Tag computes aggregates using a tree reduction parameterized by a merge function f, an initializer i, and an evaluator e. Leaves generate intermediate records with i which they send to their parents. Inner nodes merge intermediate records with f to create new intermediate records. Running e on the final intermediate records produces the final aggregate.

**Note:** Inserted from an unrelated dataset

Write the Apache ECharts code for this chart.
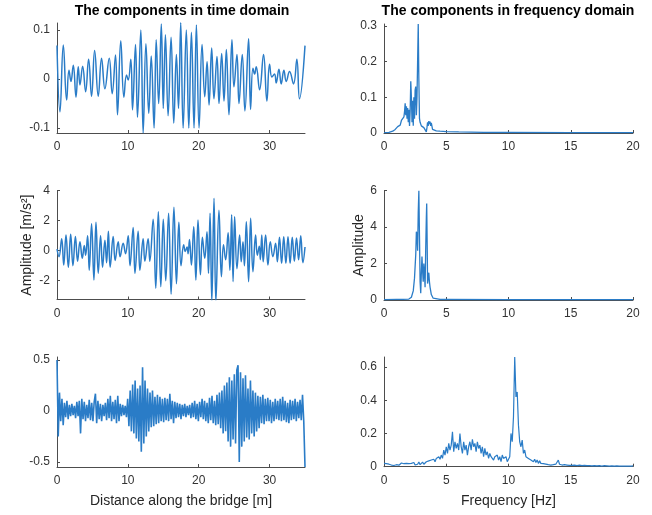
<!DOCTYPE html>
<html>
<head>
<meta charset="utf-8">
<script src="https://cdn.jsdelivr.net/npm/echarts@6/dist/echarts.min.js"></script>
<style>
html,body{margin:0;padding:0;background:#fff;}
#chart{width:652px;height:515px;}
</style>
</head>
<body>
<div id="chart"></div>
<script>
// ---- Time-domain component 1 (extrema) ----
const t1X = [0,0.42,0.89,1.36,1.69,1.97,2.3,2.68,3.0,3.24,3.62,4.04,4.46,4.88,5.31,5.82,6.29,6.76,7.37,7.79,8.26,8.54,9.0,9.44,9.81,10.05,10.42,10.66,11.08,11.36,11.83,12.16,12.55,12.95,13.3,13.7,14.0,14.35,14.72,15.0,15.3,15.68,16.1,16.48,16.85,17.15,17.46,17.8,18.25,18.6,18.97,19.34,19.67,20.05,20.47,20.85,21.18,21.46,21.83,22.15,22.58,22.86,23.24,23.57,23.9,24.27,24.69,24.97,25.4,25.68,26.15,26.52,27.04,27.32,27.65,27.89,28.12,28.59,29.15,29.62,30.0,30.33,30.7,30.94,31.32,31.64,32.02,32.35,32.82,33.38,33.85,34.22,35];
const t1Y = [0.068,-0.067,0.069,-0.043,0.018,-0.005,0.028,-0.037,0.025,-0.012,0.026,-0.026,0.04,-0.035,0.058,-0.035,0.042,-0.02,0.042,-0.03,0.049,-0.073,0.078,-0.037,0.008,-0.002,0.04,-0.063,0.07,-0.078,0.1,-0.11,0.072,-0.07,0.047,-0.1,0.08,-0.05,0.112,-0.06,0.09,-0.075,0.085,-0.09,0.05,-0.06,0.115,-0.1,0.1,-0.1,0.095,-0.1,0.11,-0.1,0.07,-0.036,0.035,-0.053,0.063,-0.04,0.046,-0.05,0.052,-0.045,0.06,-0.073,0.08,-0.016,0.05,-0.05,0.05,-0.065,0.082,-0.062,0.022,0.01,0.025,-0.022,0.05,-0.045,0.03,0.004,0.01,-0.008,0.02,-0.01,0.018,-0.005,0.015,-0.01,0.04,-0.04,0.068];

// ---- Time-domain component 2 ----
const t2X = [0,0.28,0.66,0.95,1.27,1.6,1.93,2.25,2.6,2.9,3.24,3.57,3.85,4.04,4.32,4.55,4.88,5.21,5.5,5.82,6.15,6.43,6.76,7.0,7.25,7.5,7.93,8.2,8.64,8.9,9.34,9.67,10.05,10.3,10.75,11.0,11.45,11.7,12.16,12.4,12.86,13.1,13.57,13.94,14.3,14.65,15.0,15.35,15.75,16.1,16.5,16.86,17.2,17.5,17.88,18.1,18.35,18.5,18.7,18.97,19.3,19.6,19.9,20.24,20.52,20.85,21.17,21.38,21.6,21.85,22.16,22.42,22.86,23.2,23.5,23.8,24.15,24.4,24.65,24.85,25.07,25.4,25.77,26.0,26.25,26.45,26.72,27.04,27.33,27.65,28.03,28.27,28.55,28.7,28.9,29.1,29.44,29.77,30.1,30.47,30.85,31.1,31.4,31.7,32.0,32.3,32.6,32.9,33.2,33.5,33.8,34.1,34.4,34.7,35];
const t2Y = [0.1,-0.4,0.8,-0.95,1.05,-1.1,1.1,-1.0,0.95,-0.7,0.6,-0.5,0.35,-0.3,1.0,-1.3,1.8,-1.95,1.9,-1.5,1.0,-1.1,0.7,-0.8,1.3,-1.1,0.95,-0.65,0.6,-0.4,0.5,-0.2,1.0,-1.0,1.55,-1.5,1.3,-1.3,0.8,-0.7,0.8,-0.7,2.1,-2.5,2.6,-2.4,2.1,-2.0,2.5,-2.9,2.9,-2.2,1.9,-1.0,0.4,-0.05,0.25,-0.2,0.75,-0.95,1.6,-1.95,2.05,-1.6,0.9,-0.5,1.27,-1.5,2.5,-3.4,3.5,-3.4,2.7,-1.73,0.4,-0.6,1.2,-1.3,2.4,-2.06,2.27,-1.2,1.05,-0.73,0.6,-1.0,1.93,-2.06,2.16,-1.4,1.05,-0.3,0.3,-0.6,1.05,-0.73,1.05,-0.95,0.6,-0.4,0.5,-0.73,0.9,-0.84,0.93,-0.84,0.93,-0.84,0.9,-0.7,0.85,-0.6,1.0,-0.8,0.25];

// ---- Time-domain component 3 (samples every 0.175 m) ----
const t3Step = 0.175;
const t3Y = [
 0.5,-0.25,0.18,-0.1,0.12,-0.14,0.08,-0.06,0.1,-0.08,
 0.06,-0.05,0.07,-0.04,0.05,-0.07,0.09,-0.05,0.1,-0.22,
 0.12,-0.08,0.09,-0.1,0.06,-0.07,0.11,-0.09,0.08,-0.1,
 0.09,0.17,-0.12,0.1,-0.08,0.07,-0.1,0.06,-0.05,0.08,
 -0.09,0.12,-0.07,0.15,-0.1,0.09,-0.08,0.11,-0.12,0.15,
 -0.1,0.07,-0.05,0.06,-0.04,0.05,-0.06,0.12,-0.15,0.2,
 -0.2,0.26,-0.22,0.3,-0.27,0.22,-0.3,0.25,-0.4,0.43,
 -0.32,0.3,-0.25,0.22,-0.2,0.18,-0.16,0.2,-0.15,0.14,
 -0.13,0.16,-0.12,0.14,-0.1,0.12,-0.11,0.13,-0.09,0.12,
 -0.1,0.17,-0.08,0.1,-0.12,0.09,-0.07,0.08,-0.06,0.07,
 -0.08,0.06,-0.05,0.07,-0.06,0.05,-0.04,0.06,-0.07,0.08,
 -0.06,0.1,-0.08,0.07,-0.1,0.09,-0.06,0.12,-0.08,0.1,
 -0.1,0.08,-0.12,0.13,-0.09,0.15,-0.12,0.1,-0.14,0.16,
 -0.13,0.18,-0.17,0.2,-0.22,0.25,-0.2,0.28,-0.3,0.33,
 -0.35,0.3,-0.28,0.36,-0.32,0.4,0.45,-0.5,0.38,-0.35,
 0.32,-0.3,0.35,-0.26,0.22,-0.28,0.3,-0.22,0.2,-0.25,
 0.18,-0.2,0.15,-0.17,0.14,-0.12,0.16,-0.13,0.12,-0.1,
 0.13,-0.1,0.11,-0.12,0.09,-0.1,0.12,-0.08,0.1,-0.09,
 0.12,-0.1,0.14,-0.09,0.1,-0.11,0.08,-0.12,0.11,-0.09,
 0.1,-0.08,0.12,-0.1,0.09,-0.07,0.11,-0.09,0.16,-0.1,
 -0.55];

// ---- Frequency-domain component 1 ----
const f1X = [0,0.4,0.7,0.9,1.0,1.1,1.2,1.3,1.4,1.45,1.5,1.55,1.6,1.65,1.7,1.75,1.8,1.85,1.9,1.95,2.0,2.05,2.1,2.15,2.2,2.25,2.3,2.35,2.4,2.45,2.5,2.55,2.6,2.65,2.7,2.75,2.8,2.85,2.9,2.95,3.0,3.1,3.2,3.3,3.4,3.45,3.5,3.55,3.6,3.65,3.7,3.75,3.8,3.9,4.0,4.2,4.5,5,6,8,10,15,20];
const f1Y = [0.001,0.002,0.005,0.01,0.012,0.018,0.015,0.022,0.035,0.03,0.04,0.038,0.045,0.06,0.083,0.05,0.075,0.04,0.07,0.03,0.065,0.02,0.06,0.145,0.1,0.03,0.09,0.02,0.1,0.04,0.12,0.13,0.05,0.1,0.2,0.305,0.15,0.04,0.03,0.025,0.02,0.025,0.015,0.01,0.003,0.015,0.03,0.02,0.033,0.025,0.032,0.02,0.028,0.01,0.008,0.006,0.005,0.004,0.003,0.002,0.002,0.001,0.001];

// ---- Frequency-domain component 2 ----
const f2X = [0,1,1.5,2.0,2.2,2.35,2.45,2.55,2.6,2.65,2.7,2.75,2.8,2.85,2.9,2.95,3.0,3.05,3.1,3.15,3.2,3.25,3.3,3.35,3.4,3.43,3.47,3.5,3.55,3.6,3.65,3.7,3.75,3.8,3.85,3.95,4.1,4.5,5,10,15,20];
const f2Y = [0.02,0.03,0.03,0.05,0.15,0.5,1.2,2.5,3.75,3.6,2.7,4.8,6.0,3.5,1.0,0.37,1.5,2.38,1.6,1.0,2.0,1.5,0.7,2.8,4.5,5.3,3.0,0.9,1.2,1.5,1.0,0.7,0.5,0.3,0.2,0.1,0.05,0.03,0.03,0.02,0.02,0.02];

// ---- Frequency-domain component 3 (samples every 0.1 Hz) ----
const f3Step = 0.1;
const f3Y = [
 0.02,0.01,0.018,0.008,0.015,0.02,0.01,0.016,0.007,0.015,
 0.012,0.02,0.009,0.016,0.022,0.01,0.018,0.008,0.02,0.012,
 0.018,0.009,0.02,0.012,0.025,0.01,0.02,0.015,0.028,0.012,
 0.02,0.028,0.015,0.025,0.03,0.02,0.035,0.025,0.04,0.03,
 0.045,0.03,0.05,0.04,0.06,0.045,0.07,0.05,0.1,0.07,
 0.12,0.08,0.14,0.1,0.13,0.21,0.09,0.15,0.11,0.14,
 0.1,0.2,0.12,0.08,0.15,0.1,0.13,0.07,0.12,0.15,
 0.1,0.165,0.12,0.14,0.09,0.15,0.11,0.13,0.08,0.12,
 0.06,0.11,0.07,0.09,0.05,0.08,0.06,0.07,0.04,0.06,
 0.05,0.07,0.04,0.06,0.03,0.07,0.05,0.04,0.06,0.03,
 0.02,0.06,0.2,0.15,0.3,0.66,0.42,0.45,0.25,0.15,
 0.12,0.16,0.08,0.1,0.06,0.07,0.05,0.06,0.04,0.05,
 0.03,0.045,0.025,0.04,0.02,0.035,0.02,0.03,0.018,0.025,
 0.015,0.022,0.012,0.02,0.01,0.018,0.012,0.02,0.015,0.025,
 0.04,0.015,0.02,0.01,0.018,0.012,0.016,0.01,0.015,0.008,
 0.014,0.008,0.015,0.01,0.012,0.007,0.013,0.009,0.011,0.006,
 0.012,0.008,0.01,0.006,0.011,0.007,0.01,0.005,0.009,0.007,
 0.01,0.005,0.009,0.006,0.008,0.004,0.009,0.006,0.008,0.005,
 0.008,0.004,0.007,0.005,0.008,0.004,0.007,0.005,0.006,0.004,
 0.007,0.004,0.006,0.003,0.006,0.004,0.005,0.003,0.006,0.004,
 0.005];

// ---- Tick labels ----
const timeTicks = [0,10,20,30];
const freqTicks = [0,5,10,15,20];
const yTicks = [[-0.1,0,0.1],[0,0.1,0.2,0.3],[-2,0,2,4],[0,2,4,6],[-0.5,0,0.5],[0,0.2,0.4,0.6]];
const yRanges = [[-0.11,0.114],[0,0.305],[-3.25,4],[0,6],[-0.55,0.53],[0,0.66]];

const titles = ['The components in time domain','The components in frequency domain'];
const xNames = ['Distance along the bridge [m]','Frequency [Hz]'];
const yNames = ['Amplitude [m/s²]','Amplitude'];

const LINE = '#2a7cc7';
const AXIS = '#4d4d4d';
const FONT = 'Liberation Sans';

const zip = (xs, ys) => xs.map((x, i) => [x, ys[i]]);
const stepped = (ys, step) => ys.map((y, i) => [+(i * step).toFixed(4), y]);

const grids = [
  {left:57, top:23, width:248, height:110},
  {left:384, top:24, width:249, height:109},
  {left:57, top:190.7, width:248, height:108.8},
  {left:384, top:190.7, width:249, height:109.3},
  {left:57, top:357, width:248, height:110},
  {left:384, top:357, width:249, height:109.7}
];

const seriesData = [
  {d: zip(t1X, t1Y), smooth: 0.45, w: 1.5},
  {d: zip(f1X, f1Y), smooth: false, w: 1.3},
  {d: zip(t2X, t2Y), smooth: 0.45, w: 1.5},
  {d: zip(f2X, f2Y), smooth: false, w: 1.3},
  {d: stepped(t3Y, t3Step), smooth: false, w: 1.6},
  {d: stepped(f3Y, f3Step), smooth: false, w: 1.2}
];

const xAxes = [], yAxes = [], series = [];
for (let i = 0; i < 6; i++) {
  const isFreq = i % 2 === 1;
  const ticks = isFreq ? freqTicks : timeTicks;
  const xa = {
    type:'value', gridIndex:i, min:0, max: isFreq ? 20 : 35,
    axisLine:{show:true, onZero:false, lineStyle:{color:AXIS, width:1}},
    axisTick:{show:true, inside:true, length:3, customValues:ticks, lineStyle:{color:AXIS}},
    axisLabel:{customValues:ticks, color:'#333', fontSize:12, fontFamily:FONT, margin:8},
    splitLine:{show:false}
  };
  if (i >= 4) {
    xa.name = xNames[i - 4];
    xa.nameLocation = 'middle';
    xa.nameGap = 27;
    xa.nameTextStyle = {color:'#262626', fontSize:14, fontFamily:FONT};
  }
  xAxes.push(xa);
  const ya = {
    type:'value', gridIndex:i, min:yRanges[i][0], max:yRanges[i][1],
    axisLine:{show:true, onZero:false, lineStyle:{color:AXIS, width:1}},
    axisTick:{show:true, inside:true, length:3, customValues:yTicks[i], lineStyle:{color:AXIS}},
    axisLabel:{customValues:yTicks[i], color:'#333', fontSize:12, fontFamily:FONT, margin:7},
    splitLine:{show:false}
  };
  if (i === 2 || i === 3) {
    ya.name = yNames[i - 2];
    ya.nameLocation = 'middle';
    ya.nameGap = i === 2 ? 23 : 17;
    ya.nameRotate = 90;
    ya.nameTextStyle = {color:'#262626', fontSize:14, fontFamily:FONT};
  }
  yAxes.push(ya);
  series.push({
    type:'line', xAxisIndex:i, yAxisIndex:i, data:seriesData[i].d,
    smooth:seriesData[i].smooth, showSymbol:false, symbol:'none',
    lineStyle:{color:LINE, width:seriesData[i].w}, animation:false, clip:true
  });
}

const chart = echarts.init(document.getElementById('chart'), null, {renderer:'canvas'});
chart.setOption({
  backgroundColor:'#fff',
  animation:false,
  title:[
    {text:titles[0], left:182, top:4, textAlign:'center', padding:0,
     textStyle:{fontSize:14, fontWeight:'bold', color:'#000', fontFamily:FONT}},
    {text:titles[1], left:508, top:4, textAlign:'center', padding:0,
     textStyle:{fontSize:14, fontWeight:'bold', color:'#000', fontFamily:FONT}}
  ],
  grid:grids,
  xAxis:xAxes,
  yAxis:yAxes,
  series:series
});
</script>
</body>
</html>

There are four dimensions by which we can taxonomize aggregates:

  1. Duplicate Sensitivity. Some operators like MAX are not sensitive to duplicates while some like AVERAGE are.
  2. Exemplary vs Summary. Some operators like MAX return one of the input data points while some like AVERAGE may return a value that did not appear in the input.
  3. Monotonic. An aggregate is monotonic (or increasing) if for every intermediate record s and s', e(f(s, s')) >= MAX(e(s), e(s')). In words, merging two records produces an output larger than the two inputs.
  4. Amount of State.
    • Distributive. The intermediate records are the final records. That is, e is the identity function.
    • Algebraic. The intermediate records have the same size as the final records. That is e preserves size.
    • Holistic. The intermediate records' size is proportional to the amount of data being aggregated.
    • Unique. The intermediate records' size is proportional to the number of unique values in the input.
    • Context-Sensitive. The intermediate records' size is proportional to statistical property of the input data.

Motes also maintain a catalog of their available attributes which is cached by the querier. A mote returns NULL if it is queried for an attribute it doesn't have.

In Network Aggregates

When the root receives a query with epoch duration d, it propagates the query down through the tree. Whenever a parent forwards the query down towards its children, it includes a deadline by which it expects its children to return a response. When a child receives such a message, it decreases the deadline before propagating to its children. If all nodes know the depth of the network, dividing the epoch by the diameter is a good heuristic for setting deadlines. Nodes could potentially pipeline messages, but that is not implemented by this paper.

For GROUP BY queries, nodes annotate every intermediate record with the group that it belongs to. Nodes maintain a table mapping group ids to intermediate records. If the node runs out of memory, it evicts some of these entries upwards through the tree. Monotonic aggregates with a HAVING clause can be pruned early.

Optimizations

Since all messages are broadcast, motes can snoop messages sent by other motes and potentially use the information to avoid sending messages. For example, if a node snoops the MAX value sent by another node and it is higher than its current value, then it does not need to propagate its value upwards.

Similarly, motes can propagate information down the tree that motes can use to prune some messages. The paper describes this strategy as hypothesis testing. For example, imagine the root sends an estimated average and an error bounds. If a node's intermediate average is within the error bounds, it does not have to send it upwards.

Fault Tolerance

In order to tolerate faults, nodes automatically reorganize themselves in the face of mote failure. Every mote measures the link quality to all of its neighbors. If there is some mote p' with better link quality than the parent p that is higher in the tree, then the node replaces p with p'. A node does a similar thing when it detects its parent has failed.

The basic TAG algorithm is not super resilient to message loss. To handle losses better, the paper proposes two optimizations. First, nodes can maintained a cache of their children's values. If they do not hear from their children in a given epoch, they can report the cached values. If we clear cache more frequently than it takes for a mote to re-join the network, then we don't have to worry about double counting aggregates. Second, motes can send their aggregates to more than one parent. For example, with a duplicate-insensitive aggregate, motes can send heir intermediate record to all parents. For other aggregates, intermediate records can sometimes be divided nicely (e.g. sending c/2 to two parents for a COUNT).